[Begin RECORDED INFORMATION]

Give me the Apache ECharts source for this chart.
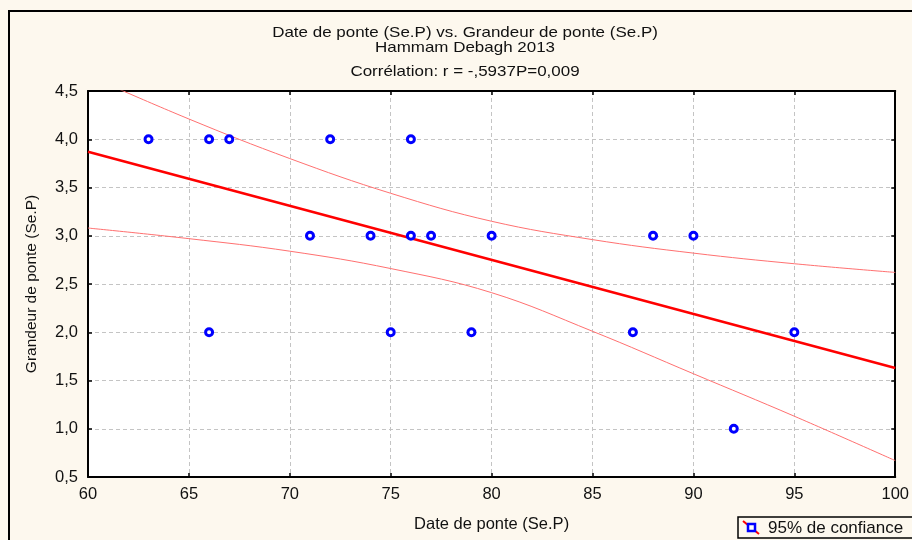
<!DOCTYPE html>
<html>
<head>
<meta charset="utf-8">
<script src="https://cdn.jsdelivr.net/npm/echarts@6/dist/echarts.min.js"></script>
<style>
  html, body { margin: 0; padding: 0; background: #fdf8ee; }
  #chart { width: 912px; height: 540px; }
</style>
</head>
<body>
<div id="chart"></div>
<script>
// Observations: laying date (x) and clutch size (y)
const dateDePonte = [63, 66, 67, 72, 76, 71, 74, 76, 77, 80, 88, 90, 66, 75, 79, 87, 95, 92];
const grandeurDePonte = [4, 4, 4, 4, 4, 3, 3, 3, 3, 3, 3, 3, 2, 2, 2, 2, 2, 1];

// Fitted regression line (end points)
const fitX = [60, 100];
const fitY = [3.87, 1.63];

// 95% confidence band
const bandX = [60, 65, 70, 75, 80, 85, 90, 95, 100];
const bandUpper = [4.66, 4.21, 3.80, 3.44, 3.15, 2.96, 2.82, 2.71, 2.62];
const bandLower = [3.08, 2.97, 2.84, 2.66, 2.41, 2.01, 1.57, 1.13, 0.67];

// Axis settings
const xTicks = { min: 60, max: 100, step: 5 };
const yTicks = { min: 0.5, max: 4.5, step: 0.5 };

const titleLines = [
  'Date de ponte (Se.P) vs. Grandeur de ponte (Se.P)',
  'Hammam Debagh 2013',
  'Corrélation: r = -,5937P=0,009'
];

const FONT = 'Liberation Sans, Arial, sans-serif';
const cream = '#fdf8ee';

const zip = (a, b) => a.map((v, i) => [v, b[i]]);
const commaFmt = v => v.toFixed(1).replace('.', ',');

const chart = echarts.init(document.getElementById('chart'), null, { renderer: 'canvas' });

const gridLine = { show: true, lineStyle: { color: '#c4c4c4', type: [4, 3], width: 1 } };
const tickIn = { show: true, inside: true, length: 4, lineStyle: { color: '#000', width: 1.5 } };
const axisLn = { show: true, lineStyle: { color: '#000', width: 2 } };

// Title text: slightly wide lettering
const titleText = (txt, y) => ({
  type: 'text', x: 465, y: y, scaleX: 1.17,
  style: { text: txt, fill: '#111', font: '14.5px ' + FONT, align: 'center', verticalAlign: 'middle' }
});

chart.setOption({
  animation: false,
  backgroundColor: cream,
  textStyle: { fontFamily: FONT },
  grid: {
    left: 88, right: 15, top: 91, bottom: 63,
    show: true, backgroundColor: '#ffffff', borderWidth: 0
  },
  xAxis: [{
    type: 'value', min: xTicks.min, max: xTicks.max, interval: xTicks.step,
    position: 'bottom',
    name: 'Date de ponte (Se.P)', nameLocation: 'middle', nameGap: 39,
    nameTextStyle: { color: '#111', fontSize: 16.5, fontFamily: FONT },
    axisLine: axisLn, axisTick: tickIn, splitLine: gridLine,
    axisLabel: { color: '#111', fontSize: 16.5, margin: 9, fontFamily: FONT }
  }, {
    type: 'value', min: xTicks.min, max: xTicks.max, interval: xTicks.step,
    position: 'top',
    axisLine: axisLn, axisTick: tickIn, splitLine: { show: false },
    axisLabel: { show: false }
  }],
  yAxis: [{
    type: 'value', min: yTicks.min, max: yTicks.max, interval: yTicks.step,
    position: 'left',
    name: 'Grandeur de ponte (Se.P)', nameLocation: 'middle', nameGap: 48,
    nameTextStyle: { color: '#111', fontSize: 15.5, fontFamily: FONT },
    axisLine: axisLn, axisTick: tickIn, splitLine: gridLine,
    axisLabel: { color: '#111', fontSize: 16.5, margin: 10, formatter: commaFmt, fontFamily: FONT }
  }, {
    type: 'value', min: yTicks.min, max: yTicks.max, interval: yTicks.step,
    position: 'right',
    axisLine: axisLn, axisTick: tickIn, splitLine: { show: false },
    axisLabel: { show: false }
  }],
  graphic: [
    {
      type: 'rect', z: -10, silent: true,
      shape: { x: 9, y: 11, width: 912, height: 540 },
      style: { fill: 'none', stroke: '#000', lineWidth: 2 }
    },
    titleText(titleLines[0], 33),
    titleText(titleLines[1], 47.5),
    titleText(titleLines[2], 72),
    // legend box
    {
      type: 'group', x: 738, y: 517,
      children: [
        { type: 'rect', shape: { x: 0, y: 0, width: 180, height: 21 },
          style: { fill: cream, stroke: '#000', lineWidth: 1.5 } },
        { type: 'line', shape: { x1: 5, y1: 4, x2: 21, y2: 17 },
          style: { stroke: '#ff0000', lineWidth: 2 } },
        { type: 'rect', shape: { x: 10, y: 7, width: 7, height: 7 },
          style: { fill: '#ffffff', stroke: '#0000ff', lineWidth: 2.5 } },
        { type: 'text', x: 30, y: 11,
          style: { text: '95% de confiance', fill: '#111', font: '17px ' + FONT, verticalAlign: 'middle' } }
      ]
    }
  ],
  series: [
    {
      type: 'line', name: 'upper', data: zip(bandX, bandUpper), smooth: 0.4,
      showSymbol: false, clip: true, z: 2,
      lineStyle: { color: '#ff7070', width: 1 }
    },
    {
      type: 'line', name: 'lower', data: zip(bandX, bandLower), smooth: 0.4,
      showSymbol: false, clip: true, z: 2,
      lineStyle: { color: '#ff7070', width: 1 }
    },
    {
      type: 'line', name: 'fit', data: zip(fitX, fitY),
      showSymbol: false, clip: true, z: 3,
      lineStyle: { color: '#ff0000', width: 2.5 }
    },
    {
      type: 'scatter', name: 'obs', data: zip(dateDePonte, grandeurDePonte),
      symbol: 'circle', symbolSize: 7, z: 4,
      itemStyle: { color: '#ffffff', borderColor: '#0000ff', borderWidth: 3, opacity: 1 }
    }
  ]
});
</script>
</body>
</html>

[End RECORDED INFORMATION]

TASK PROMPT >>
Without the pictures, write out the whole listing above exactly as it appears.

COMPLETE RESPONSE >>
Give me the Apache ECharts source for this chart.
<!DOCTYPE html>
<html>
<head>
<meta charset="utf-8">
<script src="https://cdn.jsdelivr.net/npm/echarts@6/dist/echarts.min.js"></script>
<style>
  html, body { margin: 0; padding: 0; background: #fdf8ee; }
  #chart { width: 912px; height: 540px; }
</style>
</head>
<body>
<div id="chart"></div>
<script>
// Observations: laying date (x) and clutch size (y)
const dateDePonte = [63, 66, 67, 72, 76, 71, 74, 76, 77, 80, 88, 90, 66, 75, 79, 87, 95, 92];
const grandeurDePonte = [4, 4, 4, 4, 4, 3, 3, 3, 3, 3, 3, 3, 2, 2, 2, 2, 2, 1];

// Fitted regression line (end points)
const fitX = [60, 100];
const fitY = [3.87, 1.63];

// 95% confidence band
const bandX = [60, 65, 70, 75, 80, 85, 90, 95, 100];
const bandUpper = [4.66, 4.21, 3.80, 3.44, 3.15, 2.96, 2.82, 2.71, 2.62];
const bandLower = [3.08, 2.97, 2.84, 2.66, 2.41, 2.01, 1.57, 1.13, 0.67];

// Axis settings
const xTicks = { min: 60, max: 100, step: 5 };
const yTicks = { min: 0.5, max: 4.5, step: 0.5 };

const titleLines = [
  'Date de ponte (Se.P) vs. Grandeur de ponte (Se.P)',
  'Hammam Debagh 2013',
  'Corrélation: r = -,5937P=0,009'
];

const FONT = 'Liberation Sans, Arial, sans-serif';
const cream = '#fdf8ee';

const zip = (a, b) => a.map((v, i) => [v, b[i]]);
const commaFmt = v => v.toFixed(1).replace('.', ',');

const chart = echarts.init(document.getElementById('chart'), null, { renderer: 'canvas' });

const gridLine = { show: true, lineStyle: { color: '#c4c4c4', type: [4, 3], width: 1 } };
const tickIn = { show: true, inside: true, length: 4, lineStyle: { color: '#000', width: 1.5 } };
const axisLn = { show: true, lineStyle: { color: '#000', width: 2 } };

// Title text: slightly wide lettering
const titleText = (txt, y) => ({
  type: 'text', x: 465, y: y, scaleX: 1.17,
  style: { text: txt, fill: '#111', font: '14.5px ' + FONT, align: 'center', verticalAlign: 'middle' }
});

chart.setOption({
  animation: false,
  backgroundColor: cream,
  textStyle: { fontFamily: FONT },
  grid: {
    left: 88, right: 15, top: 91, bottom: 63,
    show: true, backgroundColor: '#ffffff', borderWidth: 0
  },
  xAxis: [{
    type: 'value', min: xTicks.min, max: xTicks.max, interval: xTicks.step,
    position: 'bottom',
    name: 'Date de ponte (Se.P)', nameLocation: 'middle', nameGap: 39,
    nameTextStyle: { color: '#111', fontSize: 16.5, fontFamily: FONT },
    axisLine: axisLn, axisTick: tickIn, splitLine: gridLine,
    axisLabel: { color: '#111', fontSize: 16.5, margin: 9, fontFamily: FONT }
  }, {
    type: 'value', min: xTicks.min, max: xTicks.max, interval: xTicks.step,
    position: 'top',
    axisLine: axisLn, axisTick: tickIn, splitLine: { show: false },
    axisLabel: { show: false }
  }],
  yAxis: [{
    type: 'value', min: yTicks.min, max: yTicks.max, interval: yTicks.step,
    position: 'left',
    name: 'Grandeur de ponte (Se.P)', nameLocation: 'middle', nameGap: 48,
    nameTextStyle: { color: '#111', fontSize: 15.5, fontFamily: FONT },
    axisLine: axisLn, axisTick: tickIn, splitLine: gridLine,
    axisLabel: { color: '#111', fontSize: 16.5, margin: 10, formatter: commaFmt, fontFamily: FONT }
  }, {
    type: 'value', min: yTicks.min, max: yTicks.max, interval: yTicks.step,
    position: 'right',
    axisLine: axisLn, axisTick: tickIn, splitLine: { show: false },
    axisLabel: { show: false }
  }],
  graphic: [
    {
      type: 'rect', z: -10, silent: true,
      shape: { x: 9, y: 11, width: 912, height: 540 },
      style: { fill: 'none', stroke: '#000', lineWidth: 2 }
    },
    titleText(titleLines[0], 33),
    titleText(titleLines[1], 47.5),
    titleText(titleLines[2], 72),
    // legend box
    {
      type: 'group', x: 738, y: 517,
      children: [
        { type: 'rect', shape: { x: 0, y: 0, width: 180, height: 21 },
          style: { fill: cream, stroke: '#000', lineWidth: 1.5 } },
        { type: 'line', shape: { x1: 5, y1: 4, x2: 21, y2: 17 },
          style: { stroke: '#ff0000', lineWidth: 2 } },
        { type: 'rect', shape: { x: 10, y: 7, width: 7, height: 7 },
          style: { fill: '#ffffff', stroke: '#0000ff', lineWidth: 2.5 } },
        { type: 'text', x: 30, y: 11,
          style: { text: '95% de confiance', fill: '#111', font: '17px ' + FONT, verticalAlign: 'middle' } }
      ]
    }
  ],
  series: [
    {
      type: 'line', name: 'upper', data: zip(bandX, bandUpper), smooth: 0.4,
      showSymbol: false, clip: true, z: 2,
      lineStyle: { color: '#ff7070', width: 1 }
    },
    {
      type: 'line', name: 'lower', data: zip(bandX, bandLower), smooth: 0.4,
      showSymbol: false, clip: true, z: 2,
      lineStyle: { color: '#ff7070', width: 1 }
    },
    {
      type: 'line', name: 'fit', data: zip(fitX, fitY),
      showSymbol: false, clip: true, z: 3,
      lineStyle: { color: '#ff0000', width: 2.5 }
    },
    {
      type: 'scatter', name: 'obs', data: zip(dateDePonte, grandeurDePonte),
      symbol: 'circle', symbolSize: 7, z: 4,
      itemStyle: { color: '#ffffff', borderColor: '#0000ff', borderWidth: 3, opacity: 1 }
    }
  ]
});
</script>
</body>
</html>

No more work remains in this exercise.